The big story this year is that some REITs issued new equity and debt, braving high interest rates to ease short-term debt burdens at a time when bank credit is pricey.
"A year ago, there was a lot of concern that REITs might not be able to meet their debt obligations," said Brad Case, vice president of research and industry information for the National Association of Real Estate Investment Trusts. "Starting in late March, REITs began tapping the capital markets for the money needed to meet debt obligations."
Raising more money
REITs raised $32 billion from about 120 equity and debt offerings this year through late October, up from $8 billion and 82 offerings in all of 2008, according to NAREIT.
In September, Irving-based FelCor Lodging Trust Inc. issued $636 million in new secured debt to pay off $515 million in debt due in 2011.
"That debt maturity was the single biggest risk to the company," said Steve Schafer, vice president of investor relations for FelCor. The REIT is also working with lenders to refinance about $275 million in mortgages due in 2010 to free up more cash flow, he said.

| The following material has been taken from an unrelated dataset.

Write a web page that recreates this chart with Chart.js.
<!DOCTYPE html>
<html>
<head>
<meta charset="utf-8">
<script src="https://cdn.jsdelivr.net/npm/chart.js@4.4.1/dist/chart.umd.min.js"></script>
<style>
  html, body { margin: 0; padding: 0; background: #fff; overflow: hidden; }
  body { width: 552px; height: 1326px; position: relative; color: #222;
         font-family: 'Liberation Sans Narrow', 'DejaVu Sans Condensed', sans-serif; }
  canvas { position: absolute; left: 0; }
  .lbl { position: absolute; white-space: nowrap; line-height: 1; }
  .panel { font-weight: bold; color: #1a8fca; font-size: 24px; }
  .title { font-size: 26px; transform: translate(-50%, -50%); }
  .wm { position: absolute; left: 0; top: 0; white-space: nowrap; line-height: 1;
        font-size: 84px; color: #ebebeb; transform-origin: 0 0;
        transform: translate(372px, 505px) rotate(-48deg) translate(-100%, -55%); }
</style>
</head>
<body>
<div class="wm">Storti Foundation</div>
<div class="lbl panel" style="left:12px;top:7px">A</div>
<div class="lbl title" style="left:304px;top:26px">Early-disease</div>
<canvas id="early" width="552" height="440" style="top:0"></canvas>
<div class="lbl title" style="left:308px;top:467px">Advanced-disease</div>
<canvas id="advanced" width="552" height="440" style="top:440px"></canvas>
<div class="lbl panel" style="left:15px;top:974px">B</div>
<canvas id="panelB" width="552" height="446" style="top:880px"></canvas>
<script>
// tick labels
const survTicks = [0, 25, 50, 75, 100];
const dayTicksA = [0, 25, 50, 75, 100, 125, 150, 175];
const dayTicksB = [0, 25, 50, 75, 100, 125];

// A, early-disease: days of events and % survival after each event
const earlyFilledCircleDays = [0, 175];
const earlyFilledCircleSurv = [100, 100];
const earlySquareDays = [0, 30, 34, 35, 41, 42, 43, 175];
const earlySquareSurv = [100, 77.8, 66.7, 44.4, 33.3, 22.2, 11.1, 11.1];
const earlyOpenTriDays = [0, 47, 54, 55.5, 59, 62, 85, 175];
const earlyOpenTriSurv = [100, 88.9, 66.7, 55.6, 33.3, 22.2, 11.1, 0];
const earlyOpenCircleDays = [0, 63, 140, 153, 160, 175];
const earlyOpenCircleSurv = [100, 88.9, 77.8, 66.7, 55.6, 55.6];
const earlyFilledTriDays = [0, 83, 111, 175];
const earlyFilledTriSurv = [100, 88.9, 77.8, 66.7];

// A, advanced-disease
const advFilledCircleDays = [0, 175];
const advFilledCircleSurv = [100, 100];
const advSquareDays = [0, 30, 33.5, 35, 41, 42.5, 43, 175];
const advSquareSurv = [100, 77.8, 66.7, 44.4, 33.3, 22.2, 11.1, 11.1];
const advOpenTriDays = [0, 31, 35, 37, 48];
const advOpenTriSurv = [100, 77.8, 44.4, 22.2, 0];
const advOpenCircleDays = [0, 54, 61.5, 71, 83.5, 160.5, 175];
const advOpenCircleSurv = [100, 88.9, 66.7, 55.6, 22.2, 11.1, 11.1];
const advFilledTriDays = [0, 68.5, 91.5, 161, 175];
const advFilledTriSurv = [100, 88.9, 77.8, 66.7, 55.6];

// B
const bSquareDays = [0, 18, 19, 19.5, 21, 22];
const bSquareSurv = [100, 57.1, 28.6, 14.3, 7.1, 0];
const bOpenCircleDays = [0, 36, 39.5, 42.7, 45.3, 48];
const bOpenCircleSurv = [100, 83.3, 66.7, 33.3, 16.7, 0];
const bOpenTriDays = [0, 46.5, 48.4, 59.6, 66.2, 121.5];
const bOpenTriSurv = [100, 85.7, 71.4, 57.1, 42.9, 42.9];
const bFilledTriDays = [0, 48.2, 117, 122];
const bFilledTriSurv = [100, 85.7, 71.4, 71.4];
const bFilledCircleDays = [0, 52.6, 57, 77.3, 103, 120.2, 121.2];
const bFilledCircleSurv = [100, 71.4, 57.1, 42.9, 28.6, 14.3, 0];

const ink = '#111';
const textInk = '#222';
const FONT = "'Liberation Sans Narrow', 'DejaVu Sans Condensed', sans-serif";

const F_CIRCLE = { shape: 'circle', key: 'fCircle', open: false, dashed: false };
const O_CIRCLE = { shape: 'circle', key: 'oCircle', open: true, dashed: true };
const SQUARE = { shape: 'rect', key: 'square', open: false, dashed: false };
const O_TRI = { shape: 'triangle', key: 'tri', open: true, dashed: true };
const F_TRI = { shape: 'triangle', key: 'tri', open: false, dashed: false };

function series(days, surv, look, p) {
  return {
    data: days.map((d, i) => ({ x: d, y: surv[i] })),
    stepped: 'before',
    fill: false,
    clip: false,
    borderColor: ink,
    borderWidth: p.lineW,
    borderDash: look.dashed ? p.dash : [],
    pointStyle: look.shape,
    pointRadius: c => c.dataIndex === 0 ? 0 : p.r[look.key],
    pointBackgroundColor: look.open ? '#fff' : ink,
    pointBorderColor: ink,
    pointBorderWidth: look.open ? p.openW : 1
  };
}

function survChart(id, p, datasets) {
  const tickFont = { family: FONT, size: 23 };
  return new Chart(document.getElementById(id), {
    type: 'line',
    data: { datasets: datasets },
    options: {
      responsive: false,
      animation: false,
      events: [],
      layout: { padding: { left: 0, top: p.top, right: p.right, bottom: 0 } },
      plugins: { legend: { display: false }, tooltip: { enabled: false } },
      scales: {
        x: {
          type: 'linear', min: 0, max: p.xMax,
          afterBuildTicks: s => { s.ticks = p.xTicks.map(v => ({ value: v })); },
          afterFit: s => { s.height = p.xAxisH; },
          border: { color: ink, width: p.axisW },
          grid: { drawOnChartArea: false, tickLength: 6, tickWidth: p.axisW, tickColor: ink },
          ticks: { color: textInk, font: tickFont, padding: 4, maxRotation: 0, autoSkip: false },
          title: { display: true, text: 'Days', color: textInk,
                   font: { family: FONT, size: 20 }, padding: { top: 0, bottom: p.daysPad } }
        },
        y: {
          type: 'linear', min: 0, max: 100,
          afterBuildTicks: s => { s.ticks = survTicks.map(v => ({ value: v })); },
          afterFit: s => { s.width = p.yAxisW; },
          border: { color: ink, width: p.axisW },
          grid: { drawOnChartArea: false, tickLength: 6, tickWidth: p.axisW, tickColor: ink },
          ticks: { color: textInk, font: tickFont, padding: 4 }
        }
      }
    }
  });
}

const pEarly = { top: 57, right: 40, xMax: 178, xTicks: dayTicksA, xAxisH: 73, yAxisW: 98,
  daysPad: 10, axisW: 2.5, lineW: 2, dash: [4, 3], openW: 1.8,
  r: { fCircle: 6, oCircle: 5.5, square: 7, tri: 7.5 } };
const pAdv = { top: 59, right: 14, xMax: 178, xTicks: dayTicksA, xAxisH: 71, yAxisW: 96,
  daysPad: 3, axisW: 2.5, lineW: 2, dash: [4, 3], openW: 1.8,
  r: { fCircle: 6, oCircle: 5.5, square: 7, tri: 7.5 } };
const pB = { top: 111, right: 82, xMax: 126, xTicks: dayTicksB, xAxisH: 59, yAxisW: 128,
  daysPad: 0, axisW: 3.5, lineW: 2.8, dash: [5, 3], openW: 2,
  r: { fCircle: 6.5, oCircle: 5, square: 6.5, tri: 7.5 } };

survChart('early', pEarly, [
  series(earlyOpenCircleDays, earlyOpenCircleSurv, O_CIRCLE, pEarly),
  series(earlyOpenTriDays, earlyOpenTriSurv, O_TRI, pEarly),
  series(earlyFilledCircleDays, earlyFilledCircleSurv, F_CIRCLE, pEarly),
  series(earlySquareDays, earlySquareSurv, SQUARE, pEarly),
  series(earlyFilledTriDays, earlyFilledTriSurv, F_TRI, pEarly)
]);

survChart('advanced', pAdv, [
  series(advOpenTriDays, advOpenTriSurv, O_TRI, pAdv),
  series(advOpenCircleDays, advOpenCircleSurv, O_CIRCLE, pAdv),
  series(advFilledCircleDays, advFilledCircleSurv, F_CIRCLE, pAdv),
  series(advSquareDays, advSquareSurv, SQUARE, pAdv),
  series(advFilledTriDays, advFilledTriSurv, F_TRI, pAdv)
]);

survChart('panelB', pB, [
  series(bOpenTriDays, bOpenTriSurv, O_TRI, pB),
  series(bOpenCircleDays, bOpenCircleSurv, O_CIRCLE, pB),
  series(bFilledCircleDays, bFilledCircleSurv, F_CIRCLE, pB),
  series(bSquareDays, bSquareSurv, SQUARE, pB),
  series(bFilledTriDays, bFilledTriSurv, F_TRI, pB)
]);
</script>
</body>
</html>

FelCor has seen its revenue and cash flow hurt by the economy- related decline in travel to its 85 hotels. Its net cash flow from operations fell by half in the first six months of 2009 from a year earlier.
'Delay and pray'
Some REITs are busy refinancing debt, buying cash flow hedges and arranging interest rate agreements. Barry Vinocur, editor of REIT Zone Publications, calls it the "extend and pretend, delay and pray" approach by lenders while property values are low.
Dallas-based Ashford Hospitality Trust Inc., which owns about 100 hotels, is refinancing some of its nearly $300 million of debt maturing in 2011 to offset cash flow declines. Its net cash flow from operations fell 26 percent in the first half of 2009 from a year earlier.
NAREIT's index of equity REITs was up 9 percent this year through the end of October vs. a 17.8 percent increase for the Standard & Poor's 500 stock index.
The MSCI US REIT price index nearly doubled from March 6 through the end of October. While prices have bounced back this year, they're still down from the market height of early 2007.
As the economy improves, look for publicly traded REITs to start buying property. That's a true sign of recovery.